TASK DETAILS — Transcribe only the lines from the line with "Recreate this image" through the line with "p.set_hatch(h)", exactly, counting both of those lines as part of the stretch.

═══ ENTRIES SHOWN ═══

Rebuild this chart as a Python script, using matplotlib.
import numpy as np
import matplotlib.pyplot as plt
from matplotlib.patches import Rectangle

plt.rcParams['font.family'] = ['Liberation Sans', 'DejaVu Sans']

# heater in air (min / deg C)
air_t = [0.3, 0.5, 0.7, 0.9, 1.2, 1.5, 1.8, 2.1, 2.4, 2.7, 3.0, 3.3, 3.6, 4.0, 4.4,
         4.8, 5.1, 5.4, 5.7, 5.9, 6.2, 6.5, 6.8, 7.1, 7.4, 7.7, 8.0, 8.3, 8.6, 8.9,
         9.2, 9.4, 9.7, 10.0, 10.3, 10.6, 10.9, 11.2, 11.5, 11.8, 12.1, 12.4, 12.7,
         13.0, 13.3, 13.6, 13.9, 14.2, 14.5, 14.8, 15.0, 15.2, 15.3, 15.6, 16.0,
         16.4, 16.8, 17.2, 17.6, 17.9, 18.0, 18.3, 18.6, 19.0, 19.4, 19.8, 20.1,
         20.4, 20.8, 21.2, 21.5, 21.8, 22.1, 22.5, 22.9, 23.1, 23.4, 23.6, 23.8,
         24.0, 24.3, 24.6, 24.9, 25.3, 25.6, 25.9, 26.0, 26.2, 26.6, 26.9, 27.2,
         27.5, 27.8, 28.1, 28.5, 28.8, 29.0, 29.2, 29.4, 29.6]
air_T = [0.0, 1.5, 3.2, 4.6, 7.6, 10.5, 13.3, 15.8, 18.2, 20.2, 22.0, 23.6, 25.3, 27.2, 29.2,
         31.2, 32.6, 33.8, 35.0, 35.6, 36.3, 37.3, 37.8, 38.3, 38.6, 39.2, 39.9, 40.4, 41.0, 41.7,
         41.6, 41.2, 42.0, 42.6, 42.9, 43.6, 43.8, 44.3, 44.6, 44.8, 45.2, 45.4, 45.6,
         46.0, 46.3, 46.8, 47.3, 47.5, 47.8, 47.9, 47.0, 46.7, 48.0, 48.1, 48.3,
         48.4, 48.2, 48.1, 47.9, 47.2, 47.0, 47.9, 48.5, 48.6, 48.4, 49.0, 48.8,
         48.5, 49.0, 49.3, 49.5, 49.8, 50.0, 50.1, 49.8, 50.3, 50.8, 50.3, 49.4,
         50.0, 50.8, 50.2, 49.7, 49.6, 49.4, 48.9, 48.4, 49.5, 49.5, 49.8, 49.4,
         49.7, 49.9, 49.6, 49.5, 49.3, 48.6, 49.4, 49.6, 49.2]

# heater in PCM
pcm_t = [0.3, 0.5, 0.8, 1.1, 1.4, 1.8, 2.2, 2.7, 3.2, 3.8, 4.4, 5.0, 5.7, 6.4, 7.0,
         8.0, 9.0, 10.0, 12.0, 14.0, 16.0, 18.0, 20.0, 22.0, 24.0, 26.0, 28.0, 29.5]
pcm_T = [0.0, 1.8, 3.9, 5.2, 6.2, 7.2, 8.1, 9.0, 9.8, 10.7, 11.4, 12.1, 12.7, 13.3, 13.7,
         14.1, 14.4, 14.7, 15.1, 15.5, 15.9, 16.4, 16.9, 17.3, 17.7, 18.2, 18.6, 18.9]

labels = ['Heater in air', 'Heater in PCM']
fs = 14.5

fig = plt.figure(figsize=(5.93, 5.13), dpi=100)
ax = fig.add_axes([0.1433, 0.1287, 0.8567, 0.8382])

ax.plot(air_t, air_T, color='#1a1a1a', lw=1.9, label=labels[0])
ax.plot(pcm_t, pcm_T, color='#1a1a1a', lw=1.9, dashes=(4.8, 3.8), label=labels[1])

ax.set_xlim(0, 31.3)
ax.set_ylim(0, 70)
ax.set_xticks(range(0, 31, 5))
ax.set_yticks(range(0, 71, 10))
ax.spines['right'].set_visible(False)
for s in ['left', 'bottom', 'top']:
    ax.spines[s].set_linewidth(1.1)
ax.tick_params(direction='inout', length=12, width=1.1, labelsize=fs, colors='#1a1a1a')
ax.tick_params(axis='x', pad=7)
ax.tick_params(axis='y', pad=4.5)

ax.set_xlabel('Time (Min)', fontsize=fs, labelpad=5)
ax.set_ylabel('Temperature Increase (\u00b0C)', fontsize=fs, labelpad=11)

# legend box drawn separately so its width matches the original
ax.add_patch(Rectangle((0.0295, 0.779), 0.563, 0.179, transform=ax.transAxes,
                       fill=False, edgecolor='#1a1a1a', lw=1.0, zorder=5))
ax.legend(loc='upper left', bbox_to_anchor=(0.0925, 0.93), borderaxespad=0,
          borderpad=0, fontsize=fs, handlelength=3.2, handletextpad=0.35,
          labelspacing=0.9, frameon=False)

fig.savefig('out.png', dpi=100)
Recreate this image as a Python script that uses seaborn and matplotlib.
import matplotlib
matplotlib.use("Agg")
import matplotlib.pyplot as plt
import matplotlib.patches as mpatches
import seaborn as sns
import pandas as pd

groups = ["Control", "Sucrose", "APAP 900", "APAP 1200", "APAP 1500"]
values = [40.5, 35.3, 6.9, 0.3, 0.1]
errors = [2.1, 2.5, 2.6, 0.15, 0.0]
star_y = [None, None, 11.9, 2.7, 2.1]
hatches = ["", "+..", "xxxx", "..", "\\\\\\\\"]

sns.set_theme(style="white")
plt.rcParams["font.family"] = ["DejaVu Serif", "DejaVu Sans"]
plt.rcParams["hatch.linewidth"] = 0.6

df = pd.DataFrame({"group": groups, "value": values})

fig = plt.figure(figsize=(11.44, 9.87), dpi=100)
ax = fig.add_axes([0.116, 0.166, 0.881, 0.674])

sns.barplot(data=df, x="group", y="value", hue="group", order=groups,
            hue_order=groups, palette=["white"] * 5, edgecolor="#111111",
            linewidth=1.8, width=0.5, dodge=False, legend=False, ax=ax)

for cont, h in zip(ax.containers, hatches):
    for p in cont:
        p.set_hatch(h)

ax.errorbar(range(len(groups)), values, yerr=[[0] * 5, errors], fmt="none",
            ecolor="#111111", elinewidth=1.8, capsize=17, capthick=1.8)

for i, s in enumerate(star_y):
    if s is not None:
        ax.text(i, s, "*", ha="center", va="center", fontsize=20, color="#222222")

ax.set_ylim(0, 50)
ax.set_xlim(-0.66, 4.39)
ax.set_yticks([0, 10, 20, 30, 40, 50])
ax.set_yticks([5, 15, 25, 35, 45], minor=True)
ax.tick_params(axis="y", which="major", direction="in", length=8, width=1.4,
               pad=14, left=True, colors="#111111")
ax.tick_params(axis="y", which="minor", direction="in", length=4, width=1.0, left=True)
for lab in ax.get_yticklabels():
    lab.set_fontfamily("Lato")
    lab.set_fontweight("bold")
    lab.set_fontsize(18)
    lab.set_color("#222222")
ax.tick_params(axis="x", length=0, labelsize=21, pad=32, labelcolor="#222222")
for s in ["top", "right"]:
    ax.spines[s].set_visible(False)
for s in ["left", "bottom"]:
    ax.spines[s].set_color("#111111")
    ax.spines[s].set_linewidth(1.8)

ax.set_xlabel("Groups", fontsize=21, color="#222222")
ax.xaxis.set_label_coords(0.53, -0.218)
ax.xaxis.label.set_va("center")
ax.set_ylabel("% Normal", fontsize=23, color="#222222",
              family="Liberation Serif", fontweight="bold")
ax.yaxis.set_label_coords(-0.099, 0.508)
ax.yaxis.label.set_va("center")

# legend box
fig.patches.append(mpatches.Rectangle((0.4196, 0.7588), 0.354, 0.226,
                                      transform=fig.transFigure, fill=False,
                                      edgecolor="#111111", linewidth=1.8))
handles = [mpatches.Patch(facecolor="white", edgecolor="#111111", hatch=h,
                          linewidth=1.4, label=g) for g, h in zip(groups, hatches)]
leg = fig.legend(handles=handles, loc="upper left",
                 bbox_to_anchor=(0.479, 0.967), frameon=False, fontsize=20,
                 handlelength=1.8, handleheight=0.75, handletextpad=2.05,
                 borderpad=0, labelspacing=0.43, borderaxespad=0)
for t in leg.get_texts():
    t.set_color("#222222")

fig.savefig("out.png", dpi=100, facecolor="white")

═══

COMPLETED TASK —
Recreate this image as a Python script that uses seaborn and matplotlib.
import matplotlib
matplotlib.use("Agg")
import matplotlib.pyplot as plt
import matplotlib.patches as mpatches
import seaborn as sns
import pandas as pd

groups = ["Control", "Sucrose", "APAP 900", "APAP 1200", "APAP 1500"]
values = [40.5, 35.3, 6.9, 0.3, 0.1]
errors = [2.1, 2.5, 2.6, 0.15, 0.0]
star_y = [None, None, 11.9, 2.7, 2.1]
hatches = ["", "+..", "xxxx", "..", "\\\\\\\\"]

sns.set_theme(style="white")
plt.rcParams["font.family"] = ["DejaVu Serif", "DejaVu Sans"]
plt.rcParams["hatch.linewidth"] = 0.6

df = pd.DataFrame({"group": groups, "value": values})

fig = plt.figure(figsize=(11.44, 9.87), dpi=100)
ax = fig.add_axes([0.116, 0.166, 0.881, 0.674])

sns.barplot(data=df, x="group", y="value", hue="group", order=groups,
            hue_order=groups, palette=["white"] * 5, edgecolor="#111111",
            linewidth=1.8, width=0.5, dodge=False, legend=False, ax=ax)

for cont, h in zip(ax.containers, hatches):
    for p in cont:
        p.set_hatch(h)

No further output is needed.